• [Task prompt]
Omit any picture, and return the remaining data exactly as written.
=-=-=
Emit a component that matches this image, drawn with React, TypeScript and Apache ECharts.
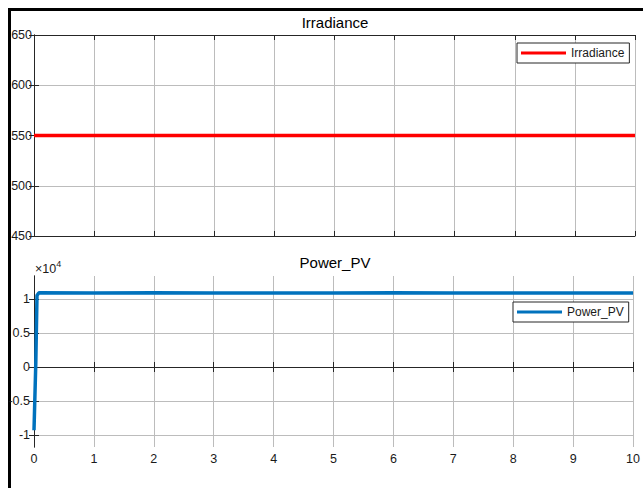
import React, { useEffect, useRef } from "react";
import * as echarts from "echarts";

const timeTicks = [0, 1, 2, 3, 4, 5, 6, 7, 8, 9, 10];
const irradianceData: [number, number][] = [
  [0, 550],
  [10, 550],
];
const powerData: [number, number][] = [
  [0, -9300],
  [0.03, 600],
  [0.05, 10500],
  [0.08, 10900],
  [1, 10880],
  [2, 10900],
  [3, 10870],
  [4, 10890],
  [5, 10880],
  [6, 10900],
  [7, 10870],
  [8, 10890],
  [9, 10880],
  [10, 10890],
];
const powerTicks = [-10000, -5000, 0, 5000, 10000];
const irrTicks = [450, 500, 550, 600, 650];

const FONT = "Liberation Sans";
const AX = "#262626";
const GRID = "#bcbcbc";

export default function App() {
  const ref = useRef<HTMLDivElement>(null);
  useEffect(() => {
    if (!ref.current) return;
    const chart = echarts.init(ref.current, undefined, { renderer: "svg" });
    const tickIn = { show: true, inside: true, length: 5, lineStyle: { color: AX } };
    const axLine = { show: true, lineStyle: { color: AX, width: 1 } };
    const xBase = (grid: number, pos: string, labels: boolean, split: boolean) => ({
      type: "value",
      gridIndex: grid,
      position: pos,
      min: timeTicks[0],
      max: timeTicks[timeTicks.length - 1],
      interval: 1,
      axisLine: axLine,
      axisTick: tickIn,
      splitLine: { show: split, lineStyle: { color: GRID, width: 1 } },
      axisLabel: {
        show: labels,
        color: "#1a1a1a",
        fontSize: 12.5,
        fontFamily: FONT,
        margin: 5,
      },
    });
    chart.setOption({
      animation: false,
      backgroundColor: "#fff",
      textStyle: { fontFamily: FONT },
      title: [
        {
          text: "Irradiance",
          left: 335,
          top: 15,
          textAlign: "center",
          padding: 0,
          textStyle: { fontSize: 15, fontWeight: "normal", color: "#000", fontFamily: FONT },
        },
        {
          text: "Power_PV",
          left: 335,
          top: 255,
          textAlign: "center",
          padding: 0,
          textStyle: { fontSize: 15, fontWeight: "normal", color: "#000", fontFamily: FONT },
        },
      ],
      legend: [
        {
          data: ["Irradiance"],
          left: 517,
          top: 43,
          orient: "vertical",
          padding: [4, 5, 4, 4],
          borderColor: AX,
          borderWidth: 1,
          borderRadius: 0,
          backgroundColor: "#fff",
          itemWidth: 45,
          itemHeight: 3,
          icon: "rect",
          textStyle: { fontSize: 12, color: "#1a1a1a", fontFamily: FONT },
        },
        {
          data: ["Power_PV"],
          left: 513,
          top: 302,
          orient: "vertical",
          padding: [4, 5, 4, 4],
          borderColor: AX,
          borderWidth: 1,
          borderRadius: 0,
          backgroundColor: "#fff",
          itemWidth: 45,
          itemHeight: 3,
          icon: "rect",
          textStyle: { fontSize: 12, color: "#1a1a1a", fontFamily: FONT },
        },
      ],
      grid: [
        { left: 34, right: 8, top: 35, height: 201 },
        { left: 34, right: 8, top: 276, height: 171 },
      ],
      xAxis: [
        xBase(0, "bottom", false, true),
        xBase(0, "top", false, false),
        xBase(1, "bottom", true, true),
        xBase(1, "top", false, false),
      ],
      yAxis: [
        {
          type: "value",
          gridIndex: 0,
          position: "left",
          min: irrTicks[0],
          max: irrTicks[irrTicks.length - 1],
          interval: 50,
          axisLine: axLine,
          axisTick: tickIn,
          splitLine: { show: true, lineStyle: { color: GRID } },
          axisLabel: { color: "#1a1a1a", fontSize: 12.5, fontFamily: FONT, margin: 2, showMinLabel: true, showMaxLabel: true },
        },
        {
          type: "value",
          gridIndex: 0,
          position: "right",
          min: irrTicks[0],
          max: irrTicks[irrTicks.length - 1],
          interval: 50,
          axisLine: axLine,
          axisTick: tickIn,
          splitLine: { show: false },
          axisLabel: { show: false },
        },
        {
          type: "value",
          gridIndex: 1,
          position: "left",
          min: -11760,
          max: 13380,
          axisLine: axLine,
          axisTick: { ...tickIn, customValues: powerTicks },
          splitLine: { show: true, lineStyle: { color: GRID } },
          axisLabel: {
            color: "#1a1a1a",
            fontSize: 12.5,
            fontFamily: FONT,
            margin: 4,
            customValues: powerTicks,
            formatter: (v: number) => String(v / 10000),
          },
        },
        {
          type: "value",
          gridIndex: 1,
          position: "right",
          min: -11760,
          max: 13380,
          axisLine: axLine,
          axisTick: { ...tickIn, customValues: powerTicks },
          splitLine: { show: false },
          axisLabel: { show: false },
        },
      ],
      series: [
        {
          name: "Irradiance",
          type: "line",
          xAxisIndex: 0,
          yAxisIndex: 0,
          data: irradianceData,
          showSymbol: false,
          color: "#ff0000",
          lineStyle: { width: 3.5, color: "#ff0000" },
        },
        {
          name: "Power_PV",
          type: "line",
          xAxisIndex: 2,
          yAxisIndex: 2,
          data: powerData,
          showSymbol: false,
          color: "#0072BD",
          lineStyle: { width: 3.5, color: "#0072BD" },
        },
      ],
      graphic: [
        {
          type: "text",
          left: 35,
          top: 259,
          style: {
            text: "{a|×10}{b|4}",
            rich: {
              a: { fontSize: 12.5, fontFamily: FONT, fill: "#1a1a1a", verticalAlign: "bottom" },
              b: { fontSize: 9, fontFamily: FONT, fill: "#1a1a1a", verticalAlign: "top", padding: [0, 0, 7, 0] },
            },
          },
        },
        {
          type: "line",
          shape: { x1: 9.5, y1: 8, x2: 9.5, y2: 488 },
          style: { stroke: "#000", lineWidth: 3 },
        },
        {
          type: "line",
          shape: { x1: 8, y1: 9.5, x2: 643, y2: 9.5 },
          style: { stroke: "#000", lineWidth: 3 },
        },
      ],
    });
    return () => chart.dispose();
  }, []);
  return (
    <div
      ref={ref}
      style={{ position: "absolute", left: 0, top: 0, width: 643, height: 488 }}
    />
  );
}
=-=-=
• [Exercise result]
Emit a component that matches this image, drawn with React, TypeScript and Apache ECharts.
import React, { useEffect, useRef } from "react";
import * as echarts from "echarts";

const timeTicks = [0, 1, 2, 3, 4, 5, 6, 7, 8, 9, 10];
const irradianceData: [number, number][] = [
  [0, 550],
  [10, 550],
];
const powerData: [number, number][] = [
  [0, -9300],
  [0.03, 600],
  [0.05, 10500],
  [0.08, 10900],
  [1, 10880],
  [2, 10900],
  [3, 10870],
  [4, 10890],
  [5, 10880],
  [6, 10900],
  [7, 10870],
  [8, 10890],
  [9, 10880],
  [10, 10890],
];
const powerTicks = [-10000, -5000, 0, 5000, 10000];
const irrTicks = [450, 500, 550, 600, 650];

const FONT = "Liberation Sans";
const AX = "#262626";
const GRID = "#bcbcbc";

export default function App() {
  const ref = useRef<HTMLDivElement>(null);
  useEffect(() => {
    if (!ref.current) return;
    const chart = echarts.init(ref.current, undefined, { renderer: "svg" });
    const tickIn = { show: true, inside: true, length: 5, lineStyle: { color: AX } };
    const axLine = { show: true, lineStyle: { color: AX, width: 1 } };
    const xBase = (grid: number, pos: string, labels: boolean, split: boolean) => ({
      type: "value",
      gridIndex: grid,
      position: pos,
      min: timeTicks[0],
      max: timeTicks[timeTicks.length - 1],
      interval: 1,
      axisLine: axLine,
      axisTick: tickIn,
      splitLine: { show: split, lineStyle: { color: GRID, width: 1 } },
      axisLabel: {
        show: labels,
        color: "#1a1a1a",
        fontSize: 12.5,
        fontFamily: FONT,
        margin: 5,
      },
    });
    chart.setOption({
      animation: false,
      backgroundColor: "#fff",
      textStyle: { fontFamily: FONT },
      title: [
        {
          text: "Irradiance",
          left: 335,
          top: 15,
          textAlign: "center",
          padding: 0,
          textStyle: { fontSize: 15, fontWeight: "normal", color: "#000", fontFamily: FONT },
        },
        {
          text: "Power_PV",
          left: 335,
          top: 255,
          textAlign: "center",
          padding: 0,
          textStyle: { fontSize: 15, fontWeight: "normal", color: "#000", fontFamily: FONT },
        },
      ],
      legend: [
        {
          data: ["Irradiance"],
          left: 517,
          top: 43,
          orient: "vertical",
          padding: [4, 5, 4, 4],
          borderColor: AX,
          borderWidth: 1,
          borderRadius: 0,
          backgroundColor: "#fff",
          itemWidth: 45,
          itemHeight: 3,
          icon: "rect",
          textStyle: { fontSize: 12, color: "#1a1a1a", fontFamily: FONT },
        },
        {
          data: ["Power_PV"],
          left: 513,
          top: 302,
          orient: "vertical",
          padding: [4, 5, 4, 4],
          borderColor: AX,
          borderWidth: 1,
          borderRadius: 0,
          backgroundColor: "#fff",
          itemWidth: 45,
          itemHeight: 3,
          icon: "rect",
          textStyle: { fontSize: 12, color: "#1a1a1a", fontFamily: FONT },
        },
      ],
      grid: [
        { left: 34, right: 8, top: 35, height: 201 },
        { left: 34, right: 8, top: 276, height: 171 },
      ],
      xAxis: [
        xBase(0, "bottom", false, true),
        xBase(0, "top", false, false),
        xBase(1, "bottom", true, true),
        xBase(1, "top", false, false),
      ],
      yAxis: [
        {
          type: "value",
          gridIndex: 0,
          position: "left",
          min: irrTicks[0],
          max: irrTicks[irrTicks.length - 1],
          interval: 50,
          axisLine: axLine,
          axisTick: tickIn,
          splitLine: { show: true, lineStyle: { color: GRID } },
          axisLabel: { color: "#1a1a1a", fontSize: 12.5, fontFamily: FONT, margin: 2, showMinLabel: true, showMaxLabel: true },
        },
        {
          type: "value",
          gridIndex: 0,
          position: "right",
          min: irrTicks[0],
          max: irrTicks[irrTicks.length - 1],
          interval: 50,
          axisLine: axLine,
          axisTick: tickIn,
          splitLine: { show: false },
          axisLabel: { show: false },
        },
        {
          type: "value",
          gridIndex: 1,
          position: "left",
          min: -11760,
          max: 13380,
          axisLine: axLine,
          axisTick: { ...tickIn, customValues: powerTicks },
          splitLine: { show: true, lineStyle: { color: GRID } },
          axisLabel: {
            color: "#1a1a1a",
            fontSize: 12.5,
            fontFamily: FONT,
            margin: 4,
            customValues: powerTicks,
            formatter: (v: number) => String(v / 10000),
          },
        },
        {
          type: "value",
          gridIndex: 1,
          position: "right",
          min: -11760,
          max: 13380,
          axisLine: axLine,
          axisTick: { ...tickIn, customValues: powerTicks },
          splitLine: { show: false },
          axisLabel: { show: false },
        },
      ],
      series: [
        {
          name: "Irradiance",
          type: "line",
          xAxisIndex: 0,
          yAxisIndex: 0,
          data: irradianceData,
          showSymbol: false,
          color: "#ff0000",
          lineStyle: { width: 3.5, color: "#ff0000" },
        },
        {
          name: "Power_PV",
          type: "line",
          xAxisIndex: 2,
          yAxisIndex: 2,
          data: powerData,
          showSymbol: false,
          color: "#0072BD",
          lineStyle: { width: 3.5, color: "#0072BD" },
        },
      ],
      graphic: [
        {
          type: "text",
          left: 35,
          top: 259,
          style: {
            text: "{a|×10}{b|4}",
            rich: {
              a: { fontSize: 12.5, fontFamily: FONT, fill: "#1a1a1a", verticalAlign: "bottom" },
              b: { fontSize: 9, fontFamily: FONT, fill: "#1a1a1a", verticalAlign: "top", padding: [0, 0, 7, 0] },
            },
          },
        },
        {
          type: "line",
          shape: { x1: 9.5, y1: 8, x2: 9.5, y2: 488 },
          style: { stroke: "#000", lineWidth: 3 },
        },
        {
          type: "line",
          shape: { x1: 8, y1: 9.5, x2: 643, y2: 9.5 },
          style: { stroke: "#000", lineWidth: 3 },
        },
      ],
    });
    return () => chart.dispose();
  }, []);
  return (
    <div
      ref={ref}
      style={{ position: "absolute", left: 0, top: 0, width: 643, height: 488 }}
    />
  );
}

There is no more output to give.